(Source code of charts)
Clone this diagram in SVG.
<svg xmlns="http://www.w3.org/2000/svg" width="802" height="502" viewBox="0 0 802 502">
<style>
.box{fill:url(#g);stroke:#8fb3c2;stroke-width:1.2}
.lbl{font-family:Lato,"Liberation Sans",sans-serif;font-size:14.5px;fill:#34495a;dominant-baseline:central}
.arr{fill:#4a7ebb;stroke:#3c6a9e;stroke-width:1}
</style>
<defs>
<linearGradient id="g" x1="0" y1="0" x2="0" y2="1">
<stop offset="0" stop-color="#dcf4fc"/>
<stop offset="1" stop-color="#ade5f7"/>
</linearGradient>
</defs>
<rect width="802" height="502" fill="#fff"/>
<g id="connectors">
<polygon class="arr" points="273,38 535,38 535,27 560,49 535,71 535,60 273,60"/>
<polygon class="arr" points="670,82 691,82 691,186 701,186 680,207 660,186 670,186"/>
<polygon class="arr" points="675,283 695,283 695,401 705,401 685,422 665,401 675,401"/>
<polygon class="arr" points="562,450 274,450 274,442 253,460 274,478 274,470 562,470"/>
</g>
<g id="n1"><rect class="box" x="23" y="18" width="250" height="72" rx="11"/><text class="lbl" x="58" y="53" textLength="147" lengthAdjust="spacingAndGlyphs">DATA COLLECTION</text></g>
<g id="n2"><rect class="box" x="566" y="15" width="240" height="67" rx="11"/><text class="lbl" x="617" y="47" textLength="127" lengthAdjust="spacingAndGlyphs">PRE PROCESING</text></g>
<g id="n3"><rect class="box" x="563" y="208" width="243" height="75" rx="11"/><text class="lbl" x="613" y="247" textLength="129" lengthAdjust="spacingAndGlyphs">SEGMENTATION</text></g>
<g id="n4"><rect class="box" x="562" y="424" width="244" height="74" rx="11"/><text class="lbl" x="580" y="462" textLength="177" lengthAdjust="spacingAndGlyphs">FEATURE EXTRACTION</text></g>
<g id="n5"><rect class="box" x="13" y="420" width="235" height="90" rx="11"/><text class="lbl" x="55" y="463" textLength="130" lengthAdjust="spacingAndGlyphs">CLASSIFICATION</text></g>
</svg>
...
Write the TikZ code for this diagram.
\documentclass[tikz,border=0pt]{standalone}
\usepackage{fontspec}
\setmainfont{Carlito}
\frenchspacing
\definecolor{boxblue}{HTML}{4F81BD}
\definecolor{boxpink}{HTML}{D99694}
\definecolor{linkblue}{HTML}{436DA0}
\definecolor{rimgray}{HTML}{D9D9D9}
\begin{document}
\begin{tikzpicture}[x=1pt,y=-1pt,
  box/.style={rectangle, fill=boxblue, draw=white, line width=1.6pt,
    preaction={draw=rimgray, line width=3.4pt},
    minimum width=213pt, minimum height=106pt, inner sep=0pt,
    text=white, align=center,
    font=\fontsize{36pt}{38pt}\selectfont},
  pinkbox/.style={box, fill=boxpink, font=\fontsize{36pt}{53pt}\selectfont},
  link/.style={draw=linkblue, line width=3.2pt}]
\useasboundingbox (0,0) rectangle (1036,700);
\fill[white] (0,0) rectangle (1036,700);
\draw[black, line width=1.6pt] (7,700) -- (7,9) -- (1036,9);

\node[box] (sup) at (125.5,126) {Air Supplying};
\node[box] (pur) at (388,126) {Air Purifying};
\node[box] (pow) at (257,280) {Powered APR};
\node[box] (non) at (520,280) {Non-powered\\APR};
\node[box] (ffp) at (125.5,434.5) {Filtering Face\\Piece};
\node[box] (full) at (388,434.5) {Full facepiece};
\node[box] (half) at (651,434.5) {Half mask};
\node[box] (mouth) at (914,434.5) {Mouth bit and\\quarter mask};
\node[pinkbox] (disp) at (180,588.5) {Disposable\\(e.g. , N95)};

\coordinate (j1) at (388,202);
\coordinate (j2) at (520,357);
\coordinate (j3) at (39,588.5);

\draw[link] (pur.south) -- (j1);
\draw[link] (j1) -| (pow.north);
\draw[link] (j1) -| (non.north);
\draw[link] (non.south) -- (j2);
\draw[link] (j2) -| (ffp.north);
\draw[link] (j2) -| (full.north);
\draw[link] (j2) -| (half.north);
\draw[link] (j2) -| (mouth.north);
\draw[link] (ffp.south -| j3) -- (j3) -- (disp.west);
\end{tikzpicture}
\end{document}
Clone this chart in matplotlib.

__Exercise details__.
Of all the lines above, how many contain the word "Clone"? Answer with only the number.

__Output__.
2